Senza farne mai il nome, ché neanche lo scrittore lo fece mai, a parte il fuggevole accenno alla destinataria di una delle poesie di “Lavorare stanca” chiamandola con un asterisco. Lei stessa per anni volle silenzio sul suo nome. Non parlò della sua relazione con lo scrittore. Non autorizzò la pubblicazione delle lettere a lei indirizzate; chiese a Einaudi alcuni tagli - non concessi - del diario di Pavese. Tina Pizzardo non sopportava affatto tutto l’impertinente chiacchiericcio dei biografi che la dipingevano come una dama crudele, quella che aveva inchiodato lo scrittore al non esser buono per una donna, condannandolo a quell’infelicità sentimentale che lo portò al suicidio, nel ‘50. Non sopportava, e non ci stette più a fare l’icona muta, dopo quel libro di Lajolo. «Con cui - dice - inizia la falsificazione del personaggio Pavese: si vuole provare che questi non ha amato che una donna, e sarei io quella». Non ci stette più, e pensò di scrivere non un contromemoriale, non un’autodifesa: un’autobiografia piuttosto (“Senza pensarci due volte”, edizioni Il Mulino) un po’ per guardarsi dentro, un po’ per raccontare finalmente in prima persona quello che altri, per anni, hanno raccontato di lei, e della sua vita.

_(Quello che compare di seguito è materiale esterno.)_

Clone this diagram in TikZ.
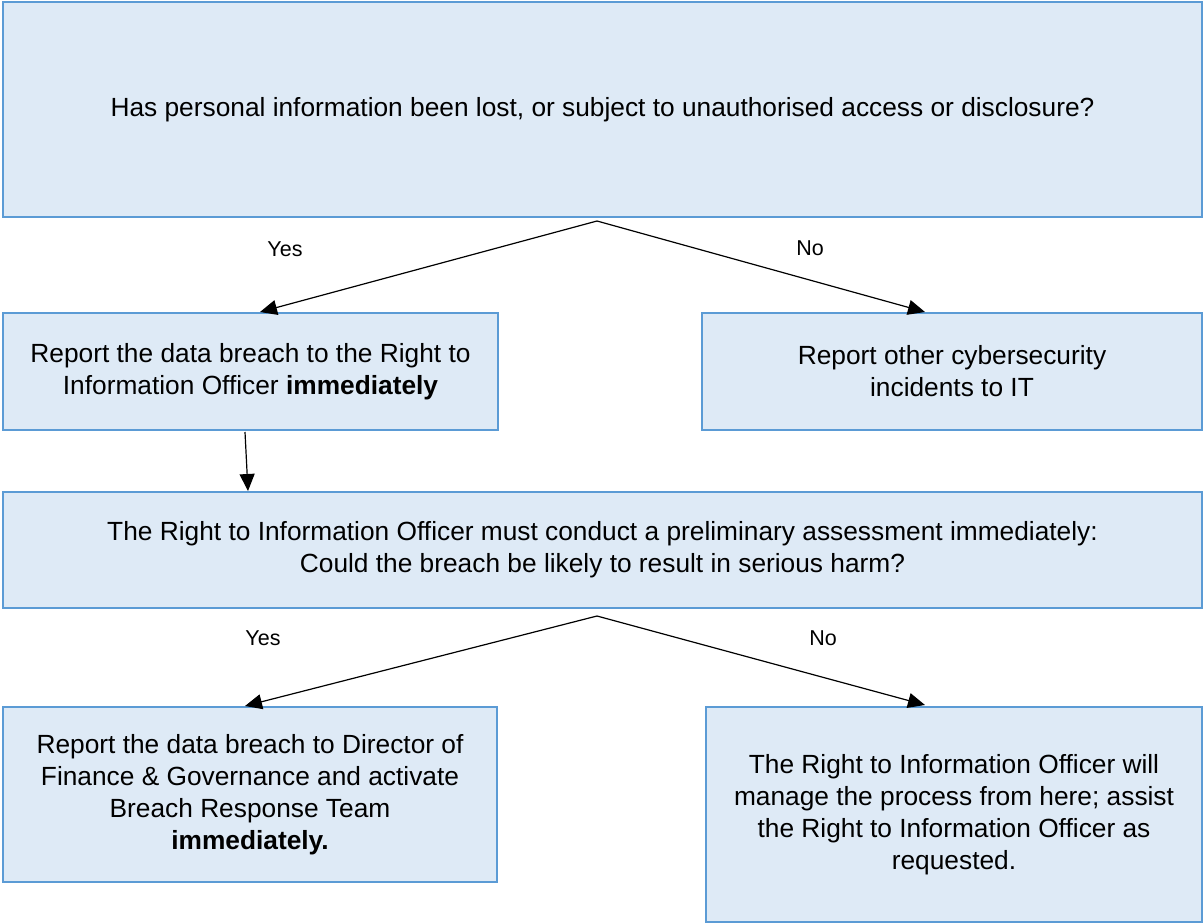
\documentclass[tikz,border=0pt]{standalone}
\usepackage{fontspec}
\setmainfont{Liberation Sans}
\usetikzlibrary{arrows.meta}
\definecolor{boxfill}{HTML}{DEEAF6}
\definecolor{boxline}{HTML}{5B9BD5}
\begin{document}
\begin{tikzpicture}[x=1pt,y=-1pt,
  box/.style={draw=boxline,fill=boxfill,line width=2.6pt,rectangle,align=center,
    font=\fontsize{26.3}{32}\selectfont,inner sep=0pt},
  conn/.style={line width=1.2pt,-{Triangle[length=17pt,width=15pt]}},
  lbl/.style={font=\fontsize{21.5}{24}\selectfont,inner sep=0pt}]
\useasboundingbox (0,0) rectangle (1203,924);
\node[box,minimum width=1199pt,minimum height=215pt] (top) at (602.5,109.5)
  {Has personal information been lost, or subject to unauthorised access or disclosure?};
\node[box,minimum width=495pt,minimum height=117pt] (l1) at (250.5,371.5)
  {Report the data breach to the Right to\\Information Officer \textbf{immediately}};
\node[box,minimum width=500pt,minimum height=117pt] (r1) at (952,371.5)
  {Report other cybersecurity\\incidents to IT};
\node[box,minimum width=1199pt,minimum height=116pt] (mid) at (602.5,550)
  {The Right to Information Officer must conduct a preliminary assessment immediately:\\Could the breach be likely to result in serious harm?};
\node[box,minimum width=494pt,minimum height=175pt] (bl) at (250,794.5)
  {Report the data breach to Director of\\Finance \& Governance and activate\\Breach Response Team\\\textbf{immediately.}};
\node[box,minimum width=496pt,minimum height=215pt] (br) at (954,814.5)
  {The Right to Information Officer will\\manage the process from here; assist\\the Right to Information Officer as\\requested.};
\coordinate (s1) at (597,221);
\coordinate (e1l) at (260,312);
\coordinate (e1r) at (925,312);
\coordinate (s2) at (597,616);
\coordinate (e2l) at (245,706);
\coordinate (e2r) at (925,705);
\coordinate (a3s) at (245,432);
\coordinate (a3e) at (248,491);
\draw[conn] (s1) -- (e1l);
\draw[conn] (s1) -- (e1r);
\draw[conn] (s2) -- (e2l);
\draw[conn] (s2) -- (e2r);
\draw[conn] (a3s) -- (a3e);
\node[lbl] (y1) at (285,249) {Yes};
\node[lbl] (n1) at (810,248) {No};
\node[lbl] (y2) at (263,638) {Yes};
\node[lbl] (n2) at (823,638) {No};
\end{tikzpicture}
\end{document}
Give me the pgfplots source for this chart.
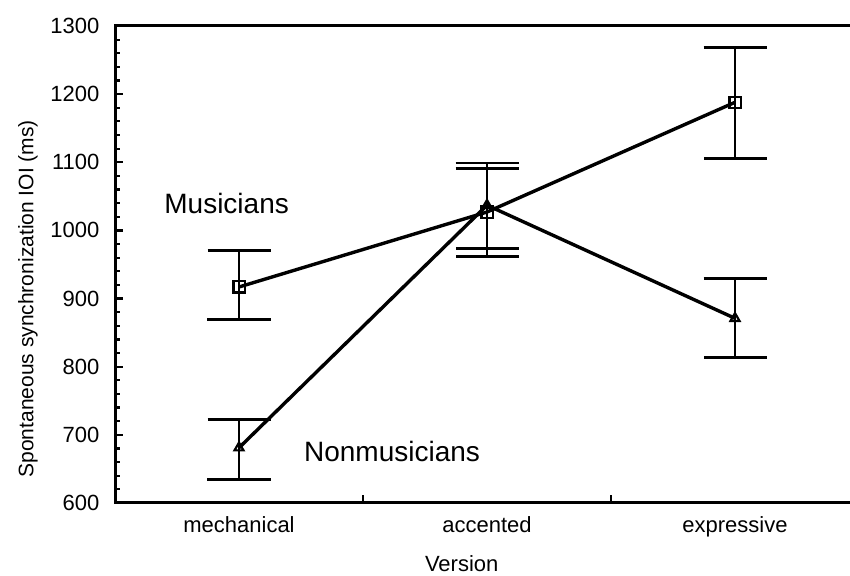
\documentclass[border=0pt]{standalone}
\usepackage{pgfplots}
\pgfplotsset{compat=1.18}
\usepackage{fontspec}
\setmainfont{Liberation Sans}
\begin{document}
\begin{tikzpicture}
\begin{axis}[
  name=ax, scale only axis, width=372pt, height=238.5pt,
  xmin=-0.5, xmax=2.5, ymin=600, ymax=1300,
  ytick={600,700,...,1300}, minor y tick num=4,
  xtick={0.5,1.5}, xticklabels={},
  extra x ticks={0,1,2}, extra x tick labels={mechanical,accented,expressive},
  extra x tick style={major tick length=0pt},
  tick align=inside, tick pos=left,
  major tick length=4pt, minor tick length=2.5pt,
  every tick/.style={black, line width=1.1pt},
  axis line style={line width=1.5pt},
  /pgf/number format/assume math mode=true,
  /pgf/number format/1000 sep={},
  tick label style={font=\fontsize{11}{13}\selectfont},
  yticklabel style={xshift=-4.3pt},
  xticklabel style={yshift=-3pt},
  ylabel={Spontaneous synchronization IOI (ms)},
  xlabel={Version},
  every axis y label/.style={at={(axis description cs:-0.117,0.428)}, rotate=90, anchor=center, font=\fontsize{10.5}{12}\selectfont},
  every axis x label/.style={at={(axis description cs:0.466,-0.128)}, anchor=center, font=\fontsize{11}{13}\selectfont},
  clip=false,
]
\addplot[black, line width=1.7pt, mark=square, mark size=2.8pt, mark options={fill=white, line width=1.1pt},
  error bars/.cd, y dir=both, y explicit,
  error bar style={line width=1.4pt},
  error mark options={rotate=90, mark size=15.75pt, line width=1.4pt}]
  coordinates {
  (0,917) += (0,54) -= (0,48)
  (1,1027) += (0,72) -= (0,65)
  (2,1188) += (0,81) -= (0,82)
  };
\addplot[black, line width=1.7pt, mark=triangle, mark size=2.6pt, mark options={fill=white, line width=1.1pt},
  error bars/.cd, y dir=both, y explicit,
  error bar style={line width=1.4pt},
  error mark options={rotate=90, mark size=15.75pt, line width=1.4pt}]
  coordinates {
  (0,681) += (0,41) -= (0,46)
  (1,1037) += (0,54) -= (0,64)
  (2,871) += (0,59) -= (0,58)
  };
\node[font=\fontsize{14}{16}\selectfont] at (axis cs:-0.05,1040) {Musicians};
\node[font=\fontsize{14}{16}\selectfont] at (axis cs:0.617,675) {Nonmusicians};
\end{axis}
\pgfresetboundingbox
\path[use as bounding box] ([shift={(-57.5pt,-36.5pt)}]ax.south west) rectangle ([shift={(367.5pt,13pt)}]ax.south west |- ax.north west);
\end{tikzpicture}
\end{document}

«Tutta la mia vita - scrisse - è stata condizionata dalla scelta di essere antifascista (in un senso che va ben al di là dell’avversione al fascismo italiano) e di restarlo a prezzo di miseria, e di mia e altrui infelicità». Una scelta fatta nel ‘25 - anno in cui si laurea in matematica, col minimo dei voti per la vendetta di un professore che coltivava l’hobby di toccare le gambe delle allieve - con la passione, la leggerezza e, comunque, l’impegno, che faranno di lei una militante un po’ sopra le righe. E così, con la sua allegria, la sete di vivere e di conoscere, un viso caruccio e una ragionata filosofia sentimentale che la portava a vivere più amori contemporaneamente (fu anche compagna, infedele, di Altiero Spinelli), Tina Pizzardo affrontò a Torino - la sua città - il Ventennio fascista. E le perquisizioni, gli interrogatori, i pedinamenti, la sospensione dall’insegnamento, il carcere, e poi la sorveglianza speciale e la miseria che cercava di arginare dando lezioni in privato. Ma sempre la gioia di una escursione in montagna, di una nuotata e di una remata, in barca, sul Po.

Lo conosce qui Pavese – dispregiatore delle donne - e si rivedranno ancora, per remare. «E lui che mi comandava come un mozzo, e io che ubbidivo per fargli vedere che non ero come le altre». Si rivedono dopo un anno; lui innamorato di lei, lei innamorata (non ricambiata) di Henek Rieser, militante comunista di origine polacca. Per non star lì a piangerci su comincia la storia con Pavese, ma dopo otto giorni ci ripensa: «O amici o niente». E lui si dispera, dice che si ammazza. Un patto d’amicizia rotto più volte («Dai baci che mi vendicavano dell’altro, anche se, questo, era un amore... elusivo»), e più volte rinnovato «nel timore che lui faccia una pazzia». Fino alla rottura definitiva, appena Tina si accorge di aspettare un figlio da Henek - diventato suo marito nell’aprile del 1936 - dal quale si sente «voluta bene ma non amata». Pavese visse il tempo che gli restava, con la sua arte e i «suoi amori infelici». Ne ebbe tanti dopo Tina, e, scrisse lei, «delle sue donne io era la brutta copia, ma ero qualcosa di più: un’amica». Le altre no, nessuna. Per anni incastrata nella parte di “mandante” del suicidio di Cesare Pavese, Tina Pizzardo non ci sta più: ora è lei che punta il dito, con parole che sono pure la più tenera dichiarazione d’amore fraterno per l’amico: quelle donne «lo hanno lasciato morire, mentre, finché lui ha smaniato per me, ho saputo vigilare e salvarlo».